Goal: Copy out, exactly and without additions, the lines from the one that contains "Clone this chart" to the one that contains "Chart.register(...registerables);", both ends included.

Exercise input:

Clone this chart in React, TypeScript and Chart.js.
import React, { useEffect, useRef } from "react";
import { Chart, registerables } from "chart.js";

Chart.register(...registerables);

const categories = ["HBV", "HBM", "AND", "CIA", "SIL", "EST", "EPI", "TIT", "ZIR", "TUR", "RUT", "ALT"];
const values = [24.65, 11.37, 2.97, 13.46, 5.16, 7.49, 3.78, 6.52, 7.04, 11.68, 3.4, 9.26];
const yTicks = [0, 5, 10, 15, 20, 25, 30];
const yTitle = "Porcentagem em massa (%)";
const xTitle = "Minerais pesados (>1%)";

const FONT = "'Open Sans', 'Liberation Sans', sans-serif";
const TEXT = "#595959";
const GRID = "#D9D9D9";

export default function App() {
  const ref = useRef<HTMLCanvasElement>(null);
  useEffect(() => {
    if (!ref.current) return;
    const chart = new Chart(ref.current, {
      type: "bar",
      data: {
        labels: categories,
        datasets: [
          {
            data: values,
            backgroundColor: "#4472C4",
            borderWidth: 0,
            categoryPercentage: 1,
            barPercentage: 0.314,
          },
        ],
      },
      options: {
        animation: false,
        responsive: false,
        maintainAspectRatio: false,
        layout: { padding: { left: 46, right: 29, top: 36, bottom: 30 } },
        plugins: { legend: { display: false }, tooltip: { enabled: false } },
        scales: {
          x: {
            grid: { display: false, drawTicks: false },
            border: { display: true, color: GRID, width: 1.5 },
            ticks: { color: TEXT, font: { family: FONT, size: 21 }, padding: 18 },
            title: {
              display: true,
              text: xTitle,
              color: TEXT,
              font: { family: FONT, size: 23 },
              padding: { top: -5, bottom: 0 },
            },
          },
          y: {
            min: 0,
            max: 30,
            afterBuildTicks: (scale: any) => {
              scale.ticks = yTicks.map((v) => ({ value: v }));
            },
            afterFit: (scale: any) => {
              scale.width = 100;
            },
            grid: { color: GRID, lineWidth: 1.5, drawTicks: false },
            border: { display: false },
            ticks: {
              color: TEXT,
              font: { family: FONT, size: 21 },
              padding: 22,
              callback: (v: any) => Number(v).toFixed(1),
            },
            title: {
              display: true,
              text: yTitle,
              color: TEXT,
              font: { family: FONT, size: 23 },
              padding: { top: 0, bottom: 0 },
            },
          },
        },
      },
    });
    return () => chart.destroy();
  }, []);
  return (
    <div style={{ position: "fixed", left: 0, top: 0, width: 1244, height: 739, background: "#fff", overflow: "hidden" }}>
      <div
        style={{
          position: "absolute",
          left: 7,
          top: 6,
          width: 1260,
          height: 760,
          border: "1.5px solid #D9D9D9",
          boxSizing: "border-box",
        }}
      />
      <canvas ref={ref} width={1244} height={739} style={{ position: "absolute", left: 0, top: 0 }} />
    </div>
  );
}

...

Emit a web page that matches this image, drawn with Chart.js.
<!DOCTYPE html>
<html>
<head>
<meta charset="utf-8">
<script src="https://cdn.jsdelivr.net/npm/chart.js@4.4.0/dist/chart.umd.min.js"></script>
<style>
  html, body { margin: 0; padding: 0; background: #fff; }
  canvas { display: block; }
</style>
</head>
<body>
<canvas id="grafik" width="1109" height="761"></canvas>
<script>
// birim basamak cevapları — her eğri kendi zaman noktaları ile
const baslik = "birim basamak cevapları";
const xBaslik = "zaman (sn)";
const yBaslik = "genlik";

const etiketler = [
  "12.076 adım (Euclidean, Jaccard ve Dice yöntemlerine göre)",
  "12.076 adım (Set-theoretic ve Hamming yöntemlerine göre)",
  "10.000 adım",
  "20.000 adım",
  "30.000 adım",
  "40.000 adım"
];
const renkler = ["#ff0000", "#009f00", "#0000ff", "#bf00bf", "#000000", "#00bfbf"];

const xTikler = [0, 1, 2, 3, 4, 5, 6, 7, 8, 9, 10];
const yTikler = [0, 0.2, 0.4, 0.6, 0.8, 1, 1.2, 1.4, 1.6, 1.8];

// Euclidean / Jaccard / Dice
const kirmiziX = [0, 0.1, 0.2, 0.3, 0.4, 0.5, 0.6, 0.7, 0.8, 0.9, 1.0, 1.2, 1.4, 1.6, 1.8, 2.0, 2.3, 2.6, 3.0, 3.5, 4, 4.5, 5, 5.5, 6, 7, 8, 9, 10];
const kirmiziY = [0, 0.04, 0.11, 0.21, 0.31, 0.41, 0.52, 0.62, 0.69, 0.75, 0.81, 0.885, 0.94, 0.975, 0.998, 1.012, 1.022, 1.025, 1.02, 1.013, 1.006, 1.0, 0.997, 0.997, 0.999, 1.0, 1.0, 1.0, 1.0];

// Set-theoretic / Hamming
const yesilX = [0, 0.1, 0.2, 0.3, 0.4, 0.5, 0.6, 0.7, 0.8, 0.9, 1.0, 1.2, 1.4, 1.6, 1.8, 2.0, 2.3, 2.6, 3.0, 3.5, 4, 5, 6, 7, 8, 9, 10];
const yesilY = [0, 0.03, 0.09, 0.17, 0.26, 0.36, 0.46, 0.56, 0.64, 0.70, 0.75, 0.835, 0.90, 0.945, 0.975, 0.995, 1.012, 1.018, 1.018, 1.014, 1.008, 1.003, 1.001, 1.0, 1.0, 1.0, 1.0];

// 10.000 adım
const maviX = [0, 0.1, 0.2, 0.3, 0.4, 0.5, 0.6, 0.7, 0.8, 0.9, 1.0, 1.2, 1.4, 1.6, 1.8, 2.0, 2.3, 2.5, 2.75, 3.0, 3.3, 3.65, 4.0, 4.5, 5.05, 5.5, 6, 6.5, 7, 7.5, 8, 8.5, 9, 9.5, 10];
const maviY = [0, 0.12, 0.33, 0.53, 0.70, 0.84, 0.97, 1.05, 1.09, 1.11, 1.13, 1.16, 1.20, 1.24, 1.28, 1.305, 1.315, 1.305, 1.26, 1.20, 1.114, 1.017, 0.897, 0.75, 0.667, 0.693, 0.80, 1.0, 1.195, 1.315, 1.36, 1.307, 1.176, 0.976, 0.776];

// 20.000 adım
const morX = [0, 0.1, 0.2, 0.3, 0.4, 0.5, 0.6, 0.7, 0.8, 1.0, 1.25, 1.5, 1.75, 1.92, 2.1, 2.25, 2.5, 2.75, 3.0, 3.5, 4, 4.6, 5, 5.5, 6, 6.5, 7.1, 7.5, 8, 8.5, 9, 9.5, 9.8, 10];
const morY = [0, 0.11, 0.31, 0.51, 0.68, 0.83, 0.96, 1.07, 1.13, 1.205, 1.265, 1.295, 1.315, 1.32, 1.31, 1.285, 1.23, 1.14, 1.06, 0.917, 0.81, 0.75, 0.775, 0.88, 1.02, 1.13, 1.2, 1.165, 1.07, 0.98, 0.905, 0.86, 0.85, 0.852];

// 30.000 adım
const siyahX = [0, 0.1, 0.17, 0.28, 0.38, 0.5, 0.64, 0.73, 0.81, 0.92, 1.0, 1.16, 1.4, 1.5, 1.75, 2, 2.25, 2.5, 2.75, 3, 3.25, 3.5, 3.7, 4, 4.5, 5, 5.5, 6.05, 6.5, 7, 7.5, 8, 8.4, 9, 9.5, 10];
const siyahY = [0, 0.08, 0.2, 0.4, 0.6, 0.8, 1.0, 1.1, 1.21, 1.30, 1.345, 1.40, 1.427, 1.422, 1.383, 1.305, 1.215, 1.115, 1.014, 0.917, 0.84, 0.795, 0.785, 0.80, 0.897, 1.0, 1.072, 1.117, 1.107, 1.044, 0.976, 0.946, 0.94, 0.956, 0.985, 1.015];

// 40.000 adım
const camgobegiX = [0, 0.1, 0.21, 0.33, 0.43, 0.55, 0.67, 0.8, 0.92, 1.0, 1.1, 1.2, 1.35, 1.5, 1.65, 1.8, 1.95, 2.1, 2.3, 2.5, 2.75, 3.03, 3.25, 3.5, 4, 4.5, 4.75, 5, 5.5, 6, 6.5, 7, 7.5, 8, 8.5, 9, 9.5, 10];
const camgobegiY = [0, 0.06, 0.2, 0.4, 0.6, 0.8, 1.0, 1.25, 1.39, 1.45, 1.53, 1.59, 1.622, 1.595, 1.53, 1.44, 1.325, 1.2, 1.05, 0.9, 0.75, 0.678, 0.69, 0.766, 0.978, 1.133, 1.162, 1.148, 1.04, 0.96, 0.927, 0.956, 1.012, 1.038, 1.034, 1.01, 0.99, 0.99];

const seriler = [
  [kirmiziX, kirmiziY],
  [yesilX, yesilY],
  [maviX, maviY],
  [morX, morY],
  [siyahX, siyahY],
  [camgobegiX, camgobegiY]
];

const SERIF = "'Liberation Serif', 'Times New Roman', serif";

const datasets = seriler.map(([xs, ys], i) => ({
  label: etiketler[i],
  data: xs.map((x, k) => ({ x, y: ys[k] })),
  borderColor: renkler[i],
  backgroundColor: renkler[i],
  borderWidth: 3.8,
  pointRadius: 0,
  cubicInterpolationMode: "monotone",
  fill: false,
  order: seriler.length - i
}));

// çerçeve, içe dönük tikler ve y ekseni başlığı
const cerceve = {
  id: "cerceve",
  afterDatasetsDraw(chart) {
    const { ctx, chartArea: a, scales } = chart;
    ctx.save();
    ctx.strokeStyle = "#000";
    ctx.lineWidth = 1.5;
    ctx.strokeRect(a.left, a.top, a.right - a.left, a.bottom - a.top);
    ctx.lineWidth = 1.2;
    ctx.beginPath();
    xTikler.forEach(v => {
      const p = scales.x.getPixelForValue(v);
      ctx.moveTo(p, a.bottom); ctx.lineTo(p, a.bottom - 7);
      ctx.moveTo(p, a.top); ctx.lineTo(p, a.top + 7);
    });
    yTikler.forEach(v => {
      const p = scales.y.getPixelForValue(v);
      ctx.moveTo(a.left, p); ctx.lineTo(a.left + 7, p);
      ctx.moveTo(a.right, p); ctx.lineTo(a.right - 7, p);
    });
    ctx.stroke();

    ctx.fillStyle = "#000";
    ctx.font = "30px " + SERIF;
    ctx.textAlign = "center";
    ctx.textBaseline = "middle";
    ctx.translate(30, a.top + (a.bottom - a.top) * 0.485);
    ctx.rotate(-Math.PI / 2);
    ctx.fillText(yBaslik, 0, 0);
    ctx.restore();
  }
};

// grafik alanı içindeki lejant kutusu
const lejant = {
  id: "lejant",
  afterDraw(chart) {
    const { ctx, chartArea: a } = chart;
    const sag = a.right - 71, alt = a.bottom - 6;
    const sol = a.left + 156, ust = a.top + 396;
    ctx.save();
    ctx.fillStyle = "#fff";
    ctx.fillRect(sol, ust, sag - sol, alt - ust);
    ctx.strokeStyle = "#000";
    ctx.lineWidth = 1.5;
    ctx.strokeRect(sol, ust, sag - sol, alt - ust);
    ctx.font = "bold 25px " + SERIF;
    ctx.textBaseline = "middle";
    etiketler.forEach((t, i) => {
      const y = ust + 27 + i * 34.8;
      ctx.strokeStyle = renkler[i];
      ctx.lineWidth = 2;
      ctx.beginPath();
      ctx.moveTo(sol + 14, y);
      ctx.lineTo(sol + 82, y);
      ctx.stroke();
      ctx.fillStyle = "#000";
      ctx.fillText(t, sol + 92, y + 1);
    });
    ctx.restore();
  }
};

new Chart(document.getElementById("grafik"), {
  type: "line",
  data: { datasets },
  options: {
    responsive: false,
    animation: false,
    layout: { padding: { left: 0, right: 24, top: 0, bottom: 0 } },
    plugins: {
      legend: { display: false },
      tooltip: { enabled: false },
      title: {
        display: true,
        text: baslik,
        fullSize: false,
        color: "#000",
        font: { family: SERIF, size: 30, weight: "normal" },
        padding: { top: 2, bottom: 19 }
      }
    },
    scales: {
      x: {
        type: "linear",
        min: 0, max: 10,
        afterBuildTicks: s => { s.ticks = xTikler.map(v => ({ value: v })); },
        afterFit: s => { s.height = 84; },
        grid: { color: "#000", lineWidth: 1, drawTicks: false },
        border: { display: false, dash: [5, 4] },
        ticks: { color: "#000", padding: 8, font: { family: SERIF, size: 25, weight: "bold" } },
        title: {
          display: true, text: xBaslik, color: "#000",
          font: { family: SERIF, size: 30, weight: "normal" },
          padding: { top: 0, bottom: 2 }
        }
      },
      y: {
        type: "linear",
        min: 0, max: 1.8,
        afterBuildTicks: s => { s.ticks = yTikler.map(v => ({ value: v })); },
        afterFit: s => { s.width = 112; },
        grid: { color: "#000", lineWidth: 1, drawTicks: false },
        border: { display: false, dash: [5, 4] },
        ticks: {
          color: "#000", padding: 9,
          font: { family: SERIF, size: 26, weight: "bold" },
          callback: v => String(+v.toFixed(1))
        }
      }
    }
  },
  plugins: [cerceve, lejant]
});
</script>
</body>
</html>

Expected output:
Clone this chart in React, TypeScript and Chart.js.
import React, { useEffect, useRef } from "react";
import { Chart, registerables } from "chart.js";

Chart.register(...registerables);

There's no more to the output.